## GIVEN EXERCISE
Produce an exact copy of the lines below that run from the line containing "Clone this chart in Bokeh." to the line containing "factors = [c", inclusive; any picture is omitted.

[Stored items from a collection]
--- begin ---

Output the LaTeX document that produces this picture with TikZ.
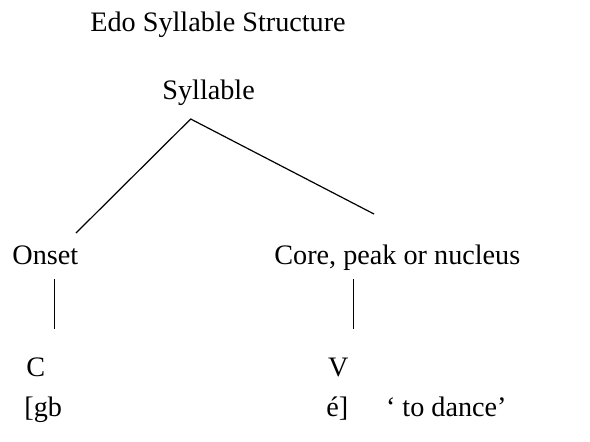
\documentclass[tikz,border=0pt]{standalone}
\usepackage{fontspec}
\setmainfont{Liberation Serif}
\usepackage{tikz}
\usetikzlibrary{positioning}

\begin{document}
\begin{tikzpicture}[
    x=0.5pt, y=-0.5pt,
    every node/.style={
        anchor=base west,
        inner sep=0pt,
        font=\fontsize{14.1}{17}\selectfont
    },
    branch/.style={line width=0.6pt}
]
\useasboundingbox (0,0) rectangle (590,441);

\node (title) at (90,31) {Edo Syllable Structure};

\node (syllable) at (162,99) {Syllable};

\node (onset) at (12,264) {Onset};
\node (core) at (274,264) {Core, peak or nucleus};

\node (cons) at (26,376) {C};
\node (vowel) at (327.7,376) {V};

\node (gb) at (24,416) {[gb};
\node (e) at (326,416) {é]};
\node (gloss) [anchor=base east] at (507,416) {‘ to dance’};

% branch ends
\coordinate (apex) at (190.7,119);
\coordinate (onset-end) at (76,233);
\coordinate (core-end) at (374,214);
\coordinate (onset-down) at (54.5,279);
\coordinate (c-up) at (54.5,329);
\coordinate (core-down) at (353.3,279);
\coordinate (v-up) at (353.3,329);

\draw[branch] (onset-end) -- (apex) -- (core-end);
\draw[branch] (onset-down) -- (c-up);
\draw[branch] (core-down) -- (v-up);

\end{tikzpicture}
\end{document}
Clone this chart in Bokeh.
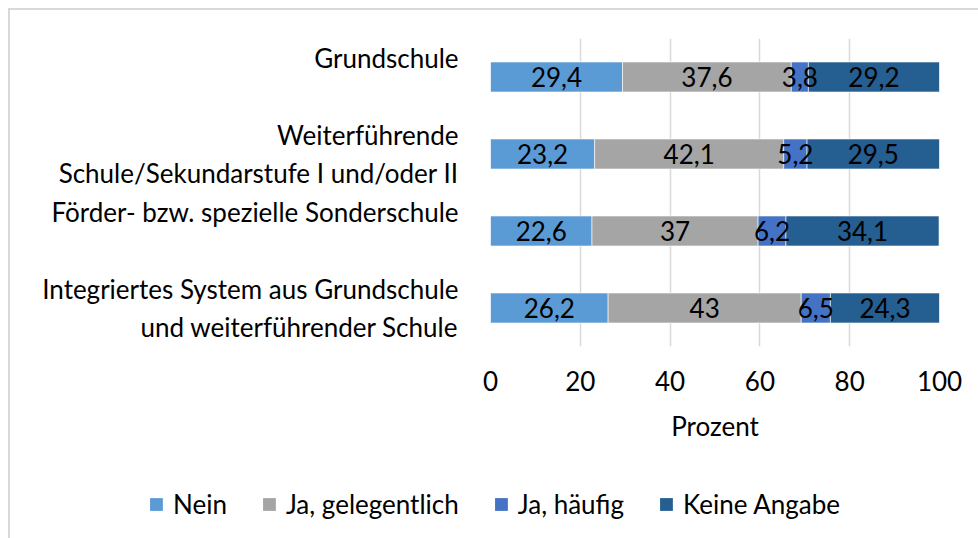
from bokeh.plotting import figure
from bokeh.layouts import column
from bokeh.models import ColumnDataSource, LabelSet, FactorRange, Range1d, Legend
from bokeh.core.properties import value
from bokeh.embed import file_html
from bokeh.resources import INLINE

categories = [
    "Grundschule",
    "Weiterführende\nSchule/Sekundarstufe I und/oder II",
    "Förder- bzw. spezielle Sonderschule",
    "Integriertes System aus Grundschule\nund weiterführender Schule",
]
series_names = ["Nein", "Ja, gelegentlich", "Ja, häufig", "Keine Angabe"]
nein = [29.4, 23.2, 22.6, 26.2]
gelegentlich = [37.6, 42.1, 37.0, 43.0]
haeufig = [3.8, 5.2, 6.2, 6.5]
keine = [29.2, 29.5, 34.1, 24.3]
x_ticks = [0, 20, 40, 60, 80, 100]
colors = ["#5B9BD5", "#A5A5A5", "#4472C4", "#255E91"]

FONT = "Lato"
FS = "26px"

def fmt(v):
    return ("%g" % v).replace(".", ",")

# single-line labels sit one line above the bar centre (as in the original)
factors = [c if "\n" in c else c + "\n " for c in categories]

data = {"cat": factors}
cols = ["s0", "s1", "s2", "s3"]
values = [nein, gelegentlich, haeufig, keine]
for c, v in zip(cols, values):
    data[c] = v
cum = [0.0] * len(factors)
for i, v in enumerate(values):
    data["mid" + str(i)] = [cum[j] + v[j] / 2 for j in range(len(v))]
    data["txt" + str(i)] = [fmt(x) for x in v]
    cum = [cum[j] + v[j] for j in range(len(v))]
src = ColumnDataSource(data)

p = figure(
    width=968, height=460,
    y_range=FactorRange(*reversed(factors), range_padding=0),
    x_range=Range1d(0, 100),
    output_backend="svg", toolbar_location=None,
    min_border_left=480, min_border_right=39, min_border_top=28,
    min_border_bottom=124,
)
p.frame_align = False
p.outline_line_color = None
p.background_fill_color = "white"
p.border_fill_color = "white"

renderers = p.hbar_stack(cols, y="cat", height=0.39, color=colors, source=src,
                         line_color="white", line_width=0.6)

for i in range(4):
    lab = LabelSet(x="mid" + str(i), y="cat", text="txt" + str(i), source=src,
                   text_align="center", text_baseline="middle",
                   text_font=value(FONT), text_font_size=value(FS),
                   text_color="black")
    p.add_layout(lab)

p.ygrid.grid_line_color = None
p.xgrid.grid_line_color = "#d9d9d9"
p.xgrid.grid_line_width = 1.5
p.xaxis.ticker = x_ticks
p.xaxis.axis_line_color = None
p.xaxis.major_tick_line_color = None
p.xaxis.minor_tick_line_color = None
p.xaxis.major_label_standoff = 18
p.xaxis.major_label_text_font = FONT
p.xaxis.major_label_text_font_size = FS
p.xaxis.major_label_text_color = "black"
p.xaxis.axis_label = "Prozent"
p.xaxis.axis_label_text_font = FONT
p.xaxis.axis_label_text_font_size = FS
p.xaxis.axis_label_text_font_style = "normal"
p.xaxis.axis_label_text_color = "black"
p.xaxis.axis_label_standoff = 16

p.yaxis.axis_line_color = None
p.yaxis.major_tick_line_color = None
p.yaxis.minor_tick_line_color = None
p.yaxis.major_label_standoff = 26
p.yaxis.major_label_text_font = FONT
p.yaxis.major_label_text_font_size = FS
p.yaxis.major_label_text_color = "black"

# legend strip below the chart (zero-width key bars only feed the legend)
lf = figure(width=968, height=68, x_range=Range1d(0, 1), y_range=Range1d(0, 1),
            output_backend="svg", toolbar_location=None,
            x_axis_location=None, y_axis_location=None,
            min_border=0, min_border_left=0, min_border_right=0,
            min_border_top=0, min_border_bottom=0)
lf.frame_align = False
lf.outline_line_color = None
lf.grid.visible = False
lf.background_fill_color = "white"
lf.border_fill_color = "white"
key_src = ColumnDataSource({"y": [0], "r": [0]})
keys = [lf.hbar(y="y", right="r", height=0.5, fill_color=c, line_color=None,
                source=key_src) for c in colors]

legend = Legend(items=[(n, [r]) for n, r in zip(series_names, keys)],
                orientation="horizontal", location="center",
                label_text_font=FONT, label_text_font_size=FS,
                label_text_color="black",
                glyph_width=16, glyph_height=16, label_standoff=9, spacing=34,
                border_line_color=None, background_fill_alpha=0,
                margin=0, padding=0)
lf.add_layout(legend, "center")

layout = column(p, lf, spacing=0,
                styles={"margin-left": "8px", "margin-top": "8px",
                        "border-left": "2px solid #d9d9d9",
                        "border-top": "2px solid #d9d9d9"})

open("out.html", "w").write(file_html(layout, INLINE))
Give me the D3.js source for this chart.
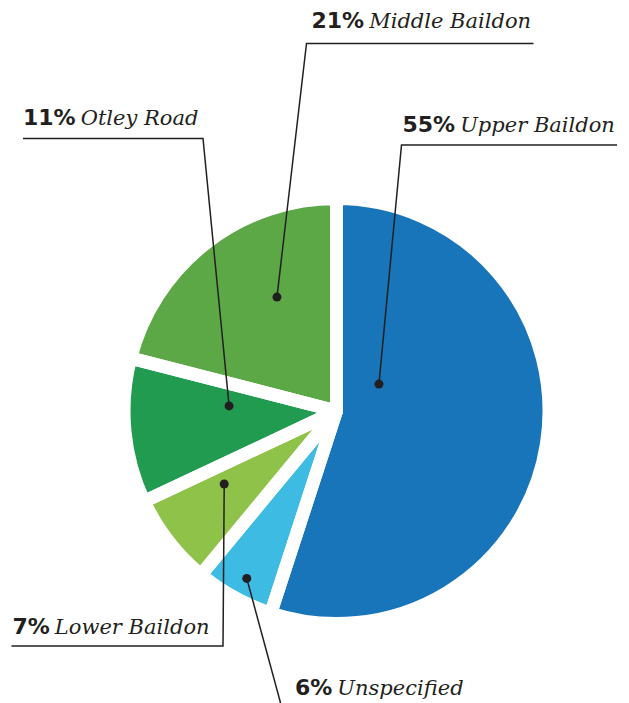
<!DOCTYPE html>
<html>
<head>
<meta charset="utf-8">
<script src="https://cdn.jsdelivr.net/npm/d3@7"></script>
<style>
  html, body { margin: 0; padding: 0; background: #fff; }
  svg { display: block; }
</style>
</head>
<body>
<svg id="chart" width="629" height="703"></svg>
<script>
// Survey responses by area (percent), clockwise from 12 o'clock
const areas = ["Upper Baildon", "Unspecified", "Lower Baildon", "Otley Road", "Middle Baildon"];
const shares = [55, 6, 7, 11, 21];
const sliceColors = ["#1975b9", "#3dbbe3", "#8fc249", "#219b50", "#5ca846"];

// Callout layout: text origin, underline span and where the dot sits inside each slice
// (t = fraction across the slice's angle, r = fraction of the radius)
const callouts = [
  { tx: 402.5, ty: 131.5, line: [[617, 145], [401.5, 145]], t: 0.291, r: 0.244 },
  { tx: 295,   ty: 695,   line: [[283, 712]],              t: 0.472, r: 0.922 },
  { tx: 12.5,  ty: 634,   line: [[11.5, 646], [223, 646]], t: 0.69,  r: 0.65 },
  { tx: 23,    ty: 125,   line: [[23, 138.5], [203, 138.5]], t: 0.705, r: 0.522 },
  { tx: 311.5, ty: 28,    line: [[533.5, 43.5], [306.5, 43.5]], t: 0.635, r: 0.624 }
];

const svg = d3.select("#chart");
const cx = 336.5, cy = 411;
const radius = 206;   // visible radius
const gap = 13;       // white separation between slices

const pie = d3.pie().sort(null).value(d => d.value).startAngle(0).endAngle(2 * Math.PI);
const slices = pie(areas.map((a, i) => ({ name: a, value: shares[i], color: sliceColors[i] })));

const arc = d3.arc().innerRadius(0).outerRadius(radius + gap / 2);

const g = svg.append("g").attr("transform", `translate(${cx},${cy})`);

// fills first, then white separators on top
g.selectAll("path.fill")
  .data(slices)
  .join("path")
  .attr("class", "fill")
  .attr("d", arc)
  .attr("fill", d => d.data.color);

g.selectAll("path.sep")
  .data(slices)
  .join("path")
  .attr("class", "sep")
  .attr("d", arc)
  .attr("fill", "none")
  .attr("stroke", "#fff")
  .attr("stroke-width", gap)
  .attr("stroke-linejoin", "round");

// callouts
const ink = "#231f20";
const lab = svg.append("g");

slices.forEach((s, i) => {
  const c = callouts[i];
  const ang = s.startAngle + c.t * (s.endAngle - s.startAngle);
  const rr = c.r * radius;
  const dx = cx + rr * Math.sin(ang);
  const dy = cy - rr * Math.cos(ang);

  const pts = c.line.concat([[dx, dy]]);
  lab.append("path")
    .attr("d", d3.line()(pts))
    .attr("fill", "none")
    .attr("stroke", ink)
    .attr("stroke-width", 1.5);

  lab.append("circle")
    .attr("cx", dx).attr("cy", dy).attr("r", 4.5)
    .attr("fill", ink);

  const t = lab.append("text")
    .attr("x", c.tx).attr("y", c.ty)
    .attr("fill", ink);
  t.append("tspan")
    .attr("font-family", "'DejaVu Sans', sans-serif")
    .attr("font-weight", "bold")
    .attr("font-size", 22)
    .text(s.data.value + "%");
  t.append("tspan")
    .attr("dx", 5)
    .attr("font-family", "'DejaVu Serif', serif")
    .attr("font-style", "italic")
    .attr("font-size", 21)
    .text(s.data.name);
});
</script>
</body>
</html>
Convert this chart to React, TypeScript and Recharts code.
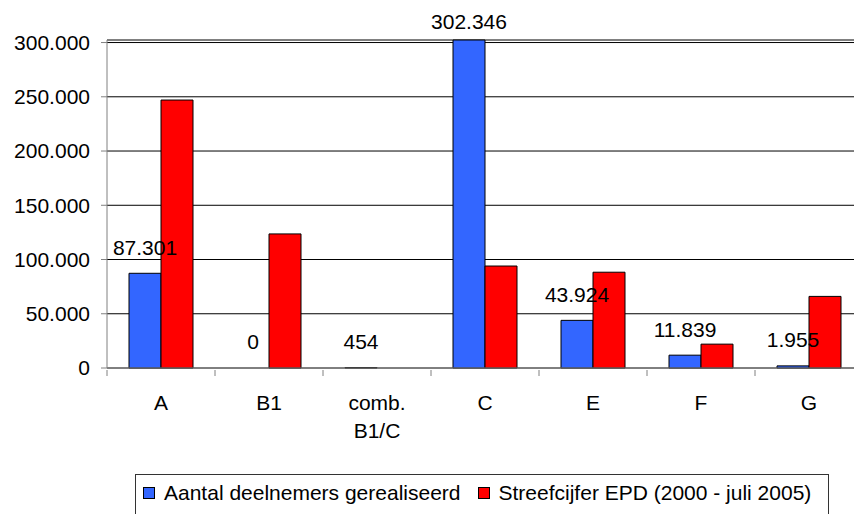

--- end ---

## SOLUTION BELOW
Clone this chart in Bokeh.
from bokeh.plotting import figure
from bokeh.layouts import column
from bokeh.models import ColumnDataSource, LabelSet, FactorRange, Range1d, Legend
from bokeh.core.properties import value
from bokeh.embed import file_html
from bokeh.resources import INLINE

categories = [
    "Grundschule",
    "Weiterführende\nSchule/Sekundarstufe I und/oder II",
    "Förder- bzw. spezielle Sonderschule",
    "Integriertes System aus Grundschule\nund weiterführender Schule",
]
series_names = ["Nein", "Ja, gelegentlich", "Ja, häufig", "Keine Angabe"]
nein = [29.4, 23.2, 22.6, 26.2]
gelegentlich = [37.6, 42.1, 37.0, 43.0]
haeufig = [3.8, 5.2, 6.2, 6.5]
keine = [29.2, 29.5, 34.1, 24.3]
x_ticks = [0, 20, 40, 60, 80, 100]
colors = ["#5B9BD5", "#A5A5A5", "#4472C4", "#255E91"]

FONT = "Lato"
FS = "26px"

def fmt(v):
    return ("%g" % v).replace(".", ",")

# single-line labels sit one line above the bar centre (as in the original)
factors = [c if "\n" in c else c + "\n " for c in categories]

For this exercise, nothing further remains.